[Records to process start]
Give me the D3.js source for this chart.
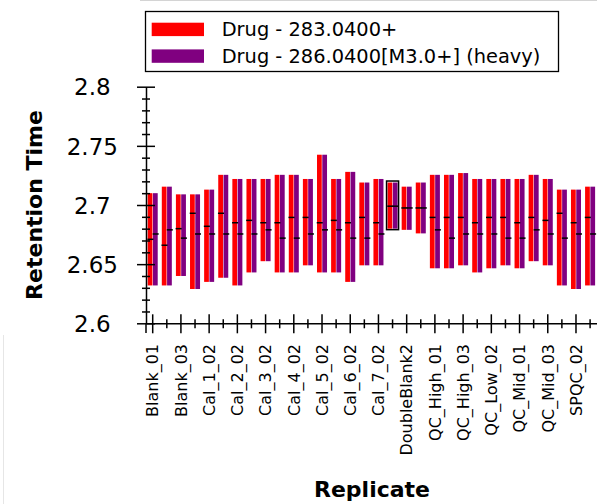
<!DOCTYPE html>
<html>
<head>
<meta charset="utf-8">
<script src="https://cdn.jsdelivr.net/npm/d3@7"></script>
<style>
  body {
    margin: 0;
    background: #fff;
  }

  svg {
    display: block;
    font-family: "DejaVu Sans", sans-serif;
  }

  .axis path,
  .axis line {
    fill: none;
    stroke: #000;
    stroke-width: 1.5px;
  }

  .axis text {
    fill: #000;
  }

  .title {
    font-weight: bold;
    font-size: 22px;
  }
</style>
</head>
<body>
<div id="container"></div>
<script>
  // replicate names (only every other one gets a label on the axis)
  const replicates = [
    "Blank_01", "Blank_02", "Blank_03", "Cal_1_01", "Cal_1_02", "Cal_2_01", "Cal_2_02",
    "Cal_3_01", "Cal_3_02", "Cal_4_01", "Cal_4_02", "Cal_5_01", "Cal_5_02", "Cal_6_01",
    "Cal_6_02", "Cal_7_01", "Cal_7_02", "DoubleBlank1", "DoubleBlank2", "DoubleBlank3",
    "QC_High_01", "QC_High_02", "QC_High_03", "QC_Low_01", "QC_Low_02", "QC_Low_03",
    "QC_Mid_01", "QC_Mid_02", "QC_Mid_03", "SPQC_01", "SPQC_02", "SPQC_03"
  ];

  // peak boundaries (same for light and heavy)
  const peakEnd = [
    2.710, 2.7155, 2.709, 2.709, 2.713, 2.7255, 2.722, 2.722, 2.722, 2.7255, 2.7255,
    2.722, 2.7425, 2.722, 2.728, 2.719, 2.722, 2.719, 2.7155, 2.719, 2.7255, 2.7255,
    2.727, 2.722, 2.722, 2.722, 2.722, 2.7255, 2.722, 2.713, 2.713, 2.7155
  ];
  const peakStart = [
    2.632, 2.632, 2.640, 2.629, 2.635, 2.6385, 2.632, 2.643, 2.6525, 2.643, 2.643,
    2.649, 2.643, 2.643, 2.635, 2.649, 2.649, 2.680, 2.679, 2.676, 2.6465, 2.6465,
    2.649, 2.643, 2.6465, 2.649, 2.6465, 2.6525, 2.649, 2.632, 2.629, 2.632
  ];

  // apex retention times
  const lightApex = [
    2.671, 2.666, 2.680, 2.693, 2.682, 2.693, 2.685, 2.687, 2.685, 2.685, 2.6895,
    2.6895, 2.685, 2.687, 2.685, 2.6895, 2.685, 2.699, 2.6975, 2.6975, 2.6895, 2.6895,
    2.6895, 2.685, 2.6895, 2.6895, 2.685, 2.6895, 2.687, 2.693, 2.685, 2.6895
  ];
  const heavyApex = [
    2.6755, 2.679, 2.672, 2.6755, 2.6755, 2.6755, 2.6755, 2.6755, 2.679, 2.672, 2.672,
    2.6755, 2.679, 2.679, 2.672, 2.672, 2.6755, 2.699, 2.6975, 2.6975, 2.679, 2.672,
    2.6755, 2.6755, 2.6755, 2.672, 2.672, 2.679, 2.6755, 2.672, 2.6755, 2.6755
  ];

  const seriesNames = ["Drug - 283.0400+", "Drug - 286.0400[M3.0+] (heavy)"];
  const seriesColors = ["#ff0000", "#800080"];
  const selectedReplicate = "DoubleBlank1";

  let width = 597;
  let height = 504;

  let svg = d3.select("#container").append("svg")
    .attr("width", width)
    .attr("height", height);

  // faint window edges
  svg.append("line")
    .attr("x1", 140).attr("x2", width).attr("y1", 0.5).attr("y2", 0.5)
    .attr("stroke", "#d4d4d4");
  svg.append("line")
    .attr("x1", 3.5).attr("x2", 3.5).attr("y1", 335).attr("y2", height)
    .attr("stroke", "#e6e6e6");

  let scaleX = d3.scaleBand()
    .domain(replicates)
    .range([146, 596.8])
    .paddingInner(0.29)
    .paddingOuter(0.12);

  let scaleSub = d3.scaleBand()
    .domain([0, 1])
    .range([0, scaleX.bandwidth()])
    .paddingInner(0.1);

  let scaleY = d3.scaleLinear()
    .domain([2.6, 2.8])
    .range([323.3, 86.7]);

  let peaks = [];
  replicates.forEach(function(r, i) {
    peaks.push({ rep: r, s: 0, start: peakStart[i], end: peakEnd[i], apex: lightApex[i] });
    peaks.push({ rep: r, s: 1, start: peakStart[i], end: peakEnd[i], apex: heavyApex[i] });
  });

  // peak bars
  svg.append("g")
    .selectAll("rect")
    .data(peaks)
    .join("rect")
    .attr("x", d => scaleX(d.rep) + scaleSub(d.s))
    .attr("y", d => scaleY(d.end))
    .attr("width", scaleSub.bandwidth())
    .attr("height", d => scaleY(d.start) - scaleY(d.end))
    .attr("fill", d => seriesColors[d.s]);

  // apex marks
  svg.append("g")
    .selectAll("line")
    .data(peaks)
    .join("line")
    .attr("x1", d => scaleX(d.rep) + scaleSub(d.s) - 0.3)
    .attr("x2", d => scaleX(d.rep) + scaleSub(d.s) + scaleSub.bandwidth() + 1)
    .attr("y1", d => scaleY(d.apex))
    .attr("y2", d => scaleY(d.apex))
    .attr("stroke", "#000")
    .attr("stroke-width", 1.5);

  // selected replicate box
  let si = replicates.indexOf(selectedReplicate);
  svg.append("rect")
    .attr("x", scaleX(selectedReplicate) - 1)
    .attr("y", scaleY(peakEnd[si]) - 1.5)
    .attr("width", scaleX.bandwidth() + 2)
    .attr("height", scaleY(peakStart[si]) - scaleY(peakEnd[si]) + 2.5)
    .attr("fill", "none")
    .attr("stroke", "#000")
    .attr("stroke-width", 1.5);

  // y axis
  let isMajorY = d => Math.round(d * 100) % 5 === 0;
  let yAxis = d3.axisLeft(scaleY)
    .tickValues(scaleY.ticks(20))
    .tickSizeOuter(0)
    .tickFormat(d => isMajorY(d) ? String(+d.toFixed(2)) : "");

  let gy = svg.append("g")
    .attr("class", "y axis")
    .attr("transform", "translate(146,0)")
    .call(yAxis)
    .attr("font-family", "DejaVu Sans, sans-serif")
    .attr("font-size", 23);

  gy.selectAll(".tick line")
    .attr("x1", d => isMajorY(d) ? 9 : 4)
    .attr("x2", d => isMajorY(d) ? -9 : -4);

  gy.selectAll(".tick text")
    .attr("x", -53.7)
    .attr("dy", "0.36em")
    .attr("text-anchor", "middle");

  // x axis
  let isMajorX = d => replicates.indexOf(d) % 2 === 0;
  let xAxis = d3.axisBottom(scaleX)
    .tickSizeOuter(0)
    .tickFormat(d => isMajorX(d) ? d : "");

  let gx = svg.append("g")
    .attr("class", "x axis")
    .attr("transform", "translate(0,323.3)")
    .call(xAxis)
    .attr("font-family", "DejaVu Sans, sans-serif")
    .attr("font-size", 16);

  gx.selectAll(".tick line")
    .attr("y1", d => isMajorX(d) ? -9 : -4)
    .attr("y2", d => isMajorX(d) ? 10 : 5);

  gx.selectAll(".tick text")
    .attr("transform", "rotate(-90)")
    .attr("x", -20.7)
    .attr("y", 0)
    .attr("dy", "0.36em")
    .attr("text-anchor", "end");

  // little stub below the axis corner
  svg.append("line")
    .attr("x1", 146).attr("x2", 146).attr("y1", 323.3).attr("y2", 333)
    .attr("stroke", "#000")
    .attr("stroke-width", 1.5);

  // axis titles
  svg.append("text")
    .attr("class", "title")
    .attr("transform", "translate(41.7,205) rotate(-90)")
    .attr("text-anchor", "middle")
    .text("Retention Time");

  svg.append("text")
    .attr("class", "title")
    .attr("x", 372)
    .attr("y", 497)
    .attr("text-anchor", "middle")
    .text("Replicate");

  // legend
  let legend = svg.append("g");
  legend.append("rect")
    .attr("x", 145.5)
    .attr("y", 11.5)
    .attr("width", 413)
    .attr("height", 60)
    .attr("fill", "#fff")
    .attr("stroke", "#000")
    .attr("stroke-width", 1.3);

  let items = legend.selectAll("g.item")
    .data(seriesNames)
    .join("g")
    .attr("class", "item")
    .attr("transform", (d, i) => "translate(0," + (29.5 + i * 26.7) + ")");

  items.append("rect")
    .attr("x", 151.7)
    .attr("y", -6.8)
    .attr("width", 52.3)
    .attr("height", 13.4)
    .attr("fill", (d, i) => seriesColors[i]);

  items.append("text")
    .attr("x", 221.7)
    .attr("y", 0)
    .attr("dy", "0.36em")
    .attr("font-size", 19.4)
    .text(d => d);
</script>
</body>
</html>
[Records to process end]
[Records to process start]
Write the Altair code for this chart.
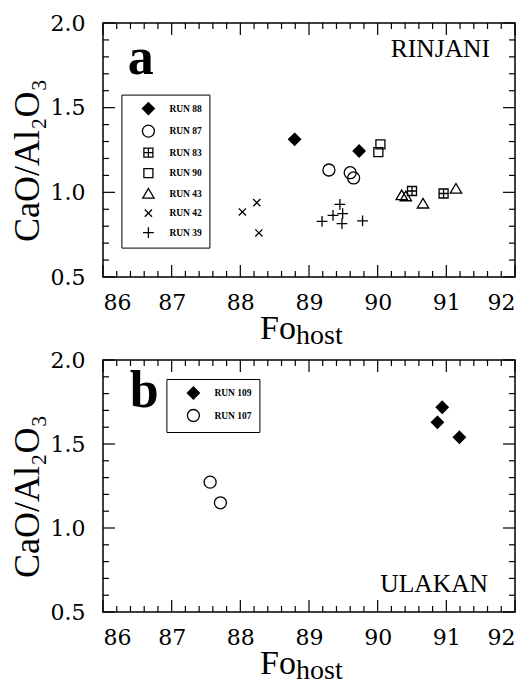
[Records to process end]
> **Problem statement**: In the records, locate each line holding the string "chart" and copy it.

> **Response below**:
Give me the D3.js source for this chart.
Write the Altair code for this chart.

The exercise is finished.